Canadian Tire updated August 20, 2017

Canadian Tire is updated and rated (higher) Buy at $151.46.

I had last updated Canadian Tire on April 1, based on its December 2016 annual results and rated it Weak Buy /Hold at $157.98. Since then it has released Q1 and more recently Q2 earnings which were very strong. On July 5, I mentioned it was worth nibbling on at $144. Given the strong earnings of the first half of 2017 it now appears to be worthy of a (higher) Buy rating (or at least Buy). I may not buy back into this name given that my cash position is relatively modest at this time.

Canadian Tire credit card customers pay a lot of interest

One of the interesting things I saw in the Q2 report is the following:

In the Finance segment, which is largely a credit card operation, the annual revenue as a percentage of the average accounts receivable was 22%. This suggests that the majority of these credit card customers are not paying off their balances each month.
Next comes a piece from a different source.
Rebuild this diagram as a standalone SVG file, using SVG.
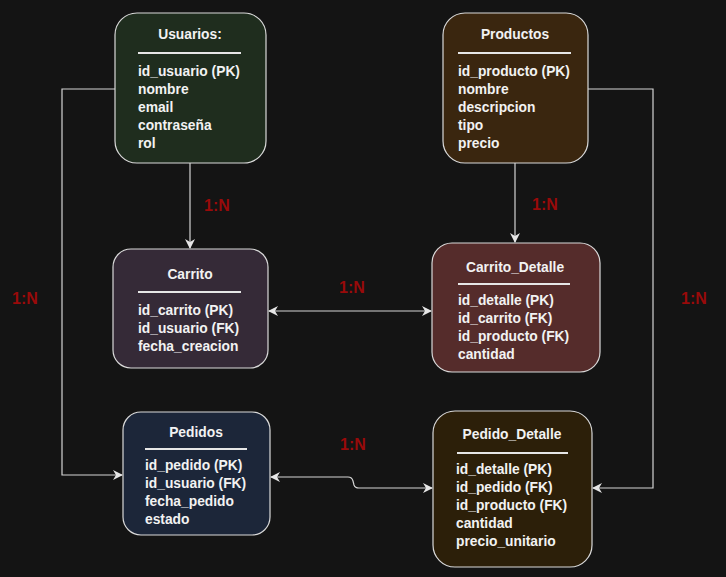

Rather, the Canadian Tire MasterCard customers mostly tend to run a balance. The average balance is $2761. This makes sense. The type of consumer who pays off their credit card monthly likely has a credit card from a big bank, often a gold card. The typical Canadian Tire credit card user is apparently not in a position to pay off the card monthly. These would be somewhat higher risk customers. In fact Canadian Tire writes off 5.6% of its credit card receivables yearly to bad debt.

The most lucrative credit card customer is the one who runs a balance and pays the 26% annual interest rate but who pays at least the minimum monthly and never defaults. These people are the bread and butter of the credit card industry. They don’t cost the card company in bad debt. They often don’t cause collection costs because they do pay the monthly minimum. Arguably it is unsavory to be charging these people 26% annual interest. But they incur these debts willingly and other credit card companies charge similar rates. I would advise these people to try to pay off these cards or to shop for a lower interest rate. But meanwhile Canadian Tire alone has 1.9 million such customers.

Customers who pay off their credit cards monthly are also profitable. The profits there come from the fees charged to merchants. But these customers are no where close to as profitable as those that run balances but pay monthly and never default.

Some customers do run up balances and eventually default. Credit card companies clearly lose money on these customers. It takes perhaps 5 to 10 good customers running balances and paying 26% interest to make up for every (average) customer that defaults. While Canadian Tire reveals that it writes off 5.6% of credit card receivables in a year it does not appear to reveal what percentage of the customer base that is. It is likely that some customers pay interest faithfully for years but then later default due to changed circumstances. The worst customer would be the new customer that runs up a balance and then defaults.